Young people express themselves through above-the-knee dresses and hair straightening treatments. This demonstrates that North Korean authorities cannot suppress young people’s desire for self-expression, no matter how hard they try to force conformity.

The second feature explored the popularity of South Korean expressions among northern youth. Article 41 bans “speaking or writing in strange ways of expression that are not our own.” While intensified crackdowns force young people to avoid South Korean speech in public, they continue using words like jagiya (honey/dear), oppa (affectionate term for older men), and daebak (awesome) freely in private gatherings. This shows how deeply South Korean pop culture has already taken root among young North Koreans.

Young North Koreans also rely heavily on superstition, frequently visiting fortune tellers. The third feature spotlighted this growing dependence on superstition. In North Korea’s monolithic leadership system, such practices are forbidden and banned under Article 41. However, young people facing obstacles like money and power turn to fortune-telling to guide life decisions or ease frustrations.
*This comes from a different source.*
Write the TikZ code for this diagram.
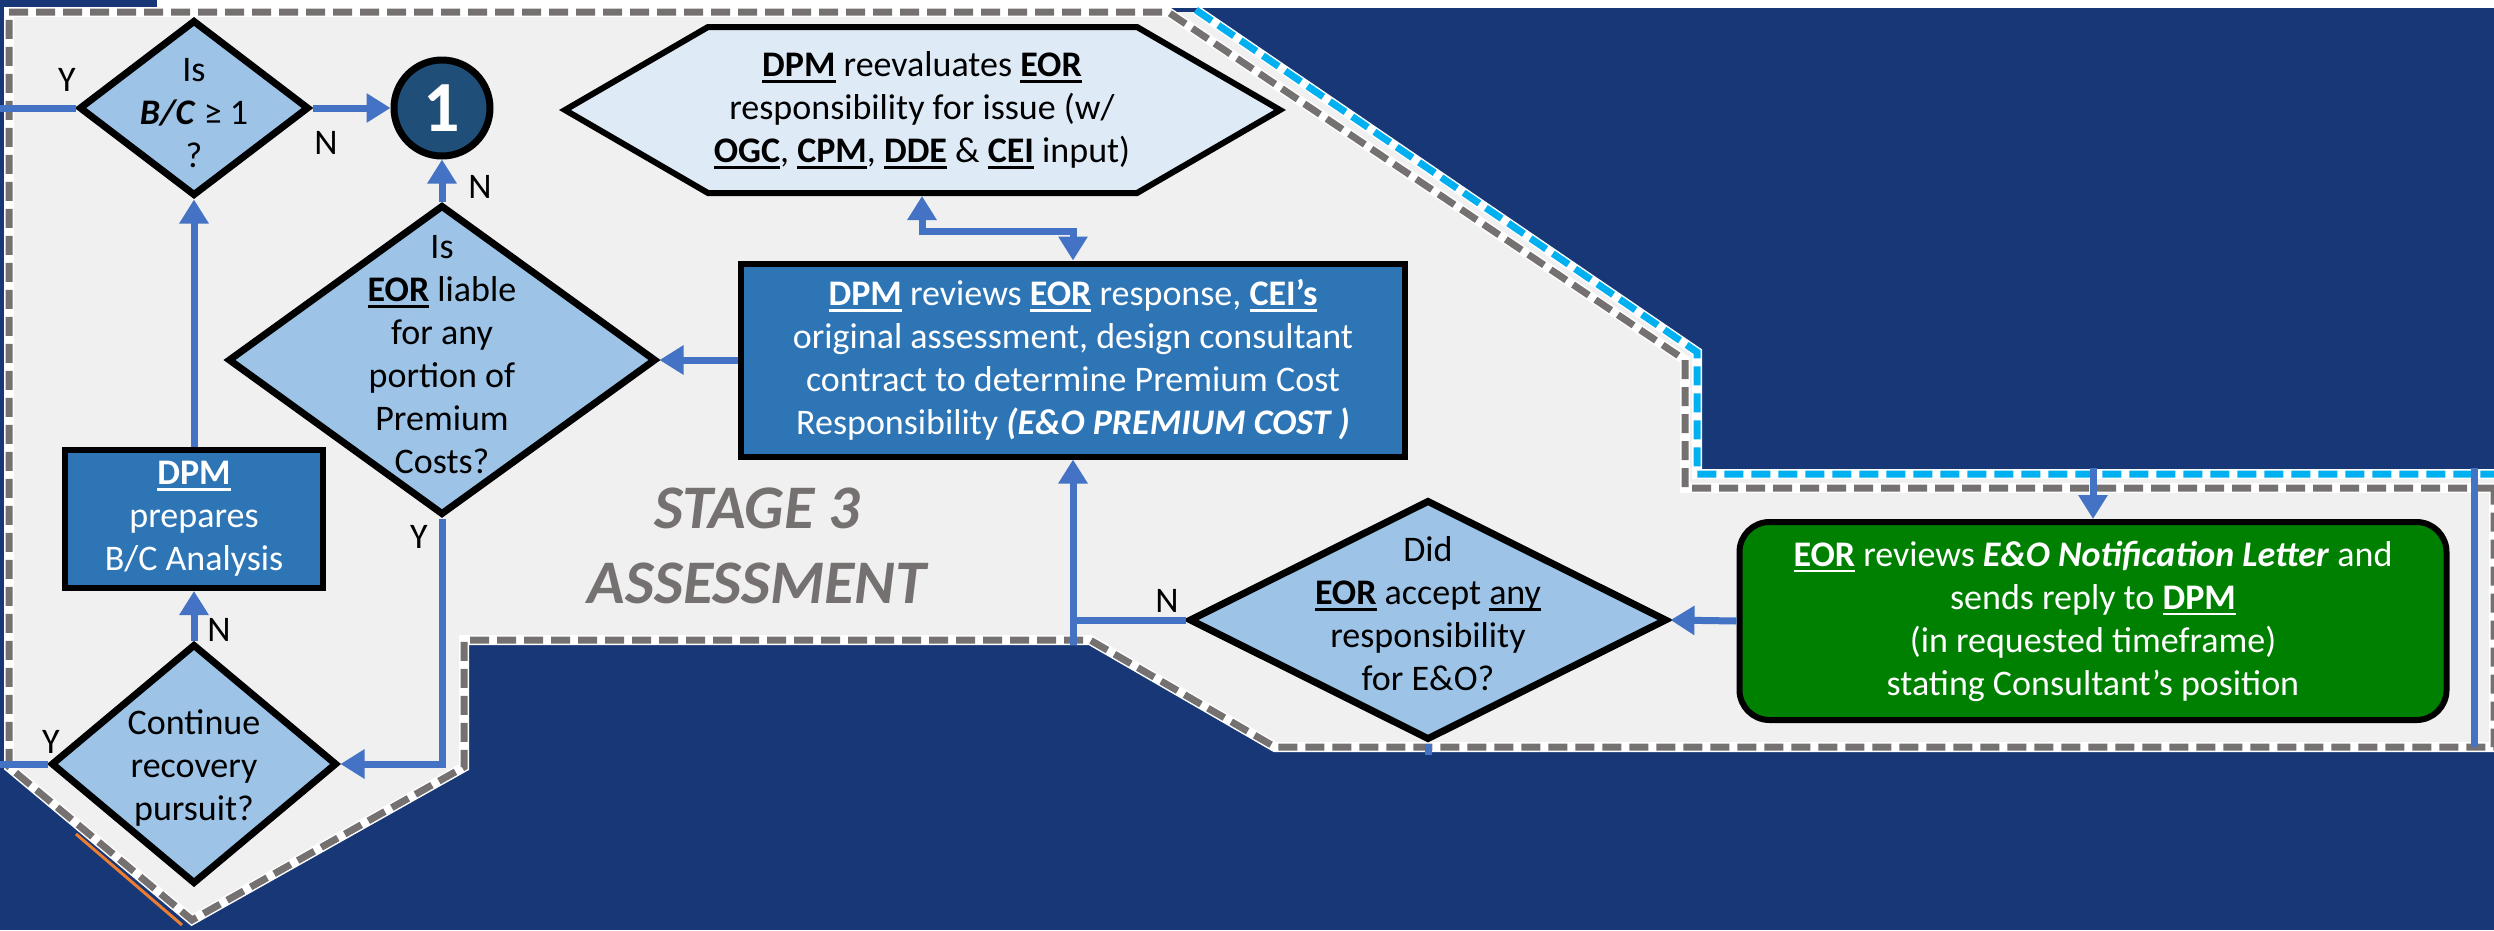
\documentclass[tikz,border=0pt]{standalone}
\usepackage{fontspec}
\setmainfont{Carlito}
\usetikzlibrary{shapes.geometric,arrows.meta}

\definecolor{navybg}{RGB}{23,55,119}
\definecolor{regiongray}{RGB}{240,240,240}
\definecolor{dashgray}{RGB}{118,113,113}
\definecolor{dashcyan}{RGB}{0,176,240}
\definecolor{linkblue}{RGB}{68,114,196}
\definecolor{qfill}{RGB}{157,195,230}
\definecolor{boxblue}{RGB}{46,117,182}
\definecolor{hexfill}{RGB}{222,235,247}
\definecolor{circfill}{RGB}{31,78,121}
\definecolor{okgreen}{RGB}{0,128,0}
\definecolor{edgeorange}{RGB}{237,125,49}

\newcommand{\bigfont}{\fontsize{36}{43}\selectfont}
\newcommand{\undl}[1]{\setbox0=\hbox{#1}\rlap{\rule[-6pt]{\wd0}{2.5pt}}\box0\relax}
\newcommand{\bu}[1]{\undl{\textbf{#1}}}

\tikzset{
  question/.style={diamond,draw=black,line width=7pt,fill=qfill,inner sep=0pt},
  qtext/.style={align=center,font=\bigfont},
  darkbox/.style={rectangle,draw=black,line width=6pt,fill=boxblue,text=white,align=center,font=\bigfont},
  link/.style={draw=linkblue,line width=7pt},
  flow/.style={link,-{Triangle[length=24pt,width=28pt]}},
  flowboth/.style={link,{Triangle[length=24pt,width=28pt]}-{Triangle[length=24pt,width=28pt]}},
  yn/.style={font=\fontsize{36}{40}\selectfont},
  graydash/.style={draw=dashgray,line width=7pt,dash pattern=on 19pt off 8pt},
  cyandash/.style={draw=dashcyan,line width=7pt,dash pattern=on 19pt off 8pt},
}

\begin{document}
\begin{tikzpicture}[x=1pt,y=-1pt]
    \useasboundingbox (0,0) rectangle (2494,930);

    % background and stage region
    \fill[navybg] (0,0) rectangle (2494,930);
    \fill[white] (157,0) rectangle (2494,8);
    \fill[regiongray] (9,12) -- (1196,12) -- (1697,352) -- (1697,474) -- (2494,474) -- (2494,747)
        -- (1275,747) -- (1090,640) -- (464,640) -- (464,767) -- (192,920) -- (9,767) -- cycle;
    \fill[navybg] (1200,8) -- (2494,8) -- (2494,468) -- (1703,468) -- (1703,350) -- cycle;

    \draw[white,line width=10pt] (1196,10) -- (1697,352) -- (1697,474) -- (2494,474);
    \draw[cyandash] (1196,10) -- (1697,352) -- (1697,474) -- (2494,474);
    \draw[white,line width=10pt] (2494,488) -- (1685,488) -- (1685,360) -- (1168,12) -- (9,12) -- (9,767)
        -- (192,920) -- (464,767) -- (464,640) -- (1090,640) -- (1275,747) -- (2494,747) -- cycle;
    \draw[graydash] (2494,488) -- (1685,488) -- (1685,360) -- (1168,12) -- (9,12) -- (9,767)
        -- (192,920) -- (464,767) -- (464,640) -- (1090,640) -- (1275,747) -- (2494,747) -- cycle;
    \draw[edgeorange,line width=3pt] (76,834) -- (182,925);

    % hexagon outline
    \draw[black,line width=6pt,fill=hexfill] (565,110) -- (708,27) -- (1137,27) -- (1280,110)
        -- (1137,193) -- (708,193) -- cycle;

    % nodes
    \node[question, minimum width=230pt, minimum height=176pt] (bcq) at (194,108) {};
    \node[qtext] (bcqtext) at (194,113) {Is\\\textbf{\textit{B/C}} ≥ 1\\?};

    \node[circle, draw=black, line width=7pt, fill=circfill, minimum size=96pt, inner sep=0pt,
        text=white, font=\fontsize{72}{76}\selectfont\bfseries] (one) at (442,108) {1};

    \node[question, minimum width=428pt, minimum height=310pt] (liable) at (442,360) {};
    \node[qtext] (liabletext) at (442,355) {Is\\\bu{EOR} liable\\for any\\portion of\\Premium\\Costs?};

    \node[darkbox, minimum width=258pt, minimum height=138pt] (bcprep) at (194,519)
        {\bu{DPM}\\prepares\\B/C Analysis};

    \node[question, minimum width=286pt, minimum height=240pt] (recov) at (194,764) {};
    \node[qtext] (recovtext) at (194,768) {Continue\\recovery\\pursuit?};

    \node[qtext, minimum width=715pt, minimum height=166pt, outer sep=3pt] (hex) at (922,110)
        {\bu{DPM} reevaluates \bu{EOR}\\responsibility for issue (w/\\\bu{OGC}, \bu{CPM}, \bu{DDE} \& \bu{CEI} input)};

    \node[darkbox, minimum width=664pt, minimum height=193pt] (reviews) at (1073,360)
        {\bu{DPM} reviews \bu{EOR} response, \bu{CEI’s}\\original assessment, design consultant\\contract to determine Premium Cost\\Responsibility \textbf{\textit{(E\&O PREMIUM COST )}}};

    \node[question, minimum width=478pt, minimum height=240pt] (did) at (1428,620) {};
    \node[qtext] (didtext) at (1428,614) {Did\\\bu{EOR} accept \undl{any}\\responsibility\\for E\&O?};

    \node[rectangle, rounded corners=30pt, draw=black, line width=6pt, fill=okgreen, text=white,
        align=center, font=\bigfont, minimum width=707pt, minimum height=198pt] (reply) at (2093,621)
        {\bu{EOR} reviews \textbf{\textit{E\&O Notification Letter}} and\\sends reply to \bu{DPM}\\(in requested timeframe)\\stating Consultant’s position};

    \node[font=\fontsize{62}{75}\selectfont\bfseries\itshape, text=dashgray, align=center] (stage) at (757,546)
        {STAGE 3\\ASSESSMENT};

    % Y / N labels
    \node[yn] (ybc) at (67,80) {Y};
    \node[yn] (nbc) at (326,143) {N};
    \node[yn] (nliable) at (480,187) {N};
    \node[yn] (yliable) at (419,537) {Y};
    \node[yn] (nrecov) at (219,630) {N};
    \node[yn] (yrecov) at (51,742) {Y};
    \node[yn] (ndid) at (1167,601) {N};

    % free ends
    \coordinate (leftbc) at (0,108);
    \coordinate (leftrec) at (0,764);
    \coordinate (notchin) at (1073,645);
    \coordinate (navyout) at (2093,468);
    \coordinate (sidetop) at (2474,468);
    \coordinate (sidebot) at (2474,747);
    \coordinate (didout) at (1428,755);

    % connectors
    \draw[link] (leftbc) -- (bcq.west);
    \draw[flow] (bcq.east) -- (one.west);
    \draw[flow] (liable.north) -- (one.south);
    \draw[flow] (bcprep.north) -- (bcq.south);
    \draw[flow] (recov.north) -- (bcprep.south);
    \draw[link] (leftrec) -- (recov.west);
    \draw[flow] (liable.south) |- (recov.east);
    \draw[flow] (reviews.west) -- (liable.east);
    \draw[flowboth] (hex.south) -- ++(0,35) -| (reviews.north);
    \draw[flow] (notchin) -- (reviews.south);
    \draw[link] (did.west) -- (did.west -| notchin);
    \draw[flow] (reply.west) -- (did.east);
    \draw[flow] (navyout) -- (reply.north);
    \draw[link] (did.south) -- (didout);
    \draw[link] (sidetop) -- (sidebot);
\end{tikzpicture}
\end{document}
This phenomenon indirectly reveals young people’s deep distrust of the regime.

Redefining relationships and culture

The fourth feature examined how young people choose unofficial marriages, opting for common-law relationships instead of traditional wedlock. North Korean authorities view unmarried cohabitation as incompatible with socialist lifestyle and crack down accordingly. However, as economic hardships worsen and social attitudes shift, young North Koreans are abandoning traditional marriage views and embracing new lifestyles based on personal conviction and comfort, including common-law marriages and cohabitation. This trend shows how the concept of “family”—long emphasized by authorities as socialism’s foundation—is weakening among youth.

The fifth feature discussed young people’s consumption of South Korean culture despite crackdowns. Article 41 bans “importing, producing, reproducing, storing, disseminating and consuming impure publications and propaganda.” Nevertheless, young people continue enjoying South Korean pop culture away from enforcement eyes, secretly watching South Korean videos and devising ways to avoid detection despite intensifying efforts to stop them. Young North Koreans are thus fulfilling their own desires and hopes beyond the laws and systems authorities established to protect the regime.

Seungju Lee, a political scientist and profiler with the Transitional Justice Working Group (TJWG), told Daily NK she believed the Youth Education Guarantee Act was enacted “to provide a legal foundation because authorities felt they couldn’t control things using existing crackdowns alone.” However, young people “are creating independent social trends by finding new pathways amid intensifying crackdowns,” she said.

“North Korea’s restrictions and young people’s resistance reveal the regime’s internal instability,” Lee explained. “Because young people cannot easily abandon their established life habits and cultural preferences despite continued crackdowns, the authorities’ controls will need much more time to produce substantial changes.”

Ultimately, the reality of young North Koreans represents more than simple deviation—it’s an internal crack in the regime. Even if authorities continue trying to bring young people in line through law, they will struggle to end attempts to escape the regime’s legal and systemic confines as long as young people’s desires and hopes remain unfulfilled. This creates heavy burdens for North Korean authorities seeking to restrain youth through intensive ideology and regulations.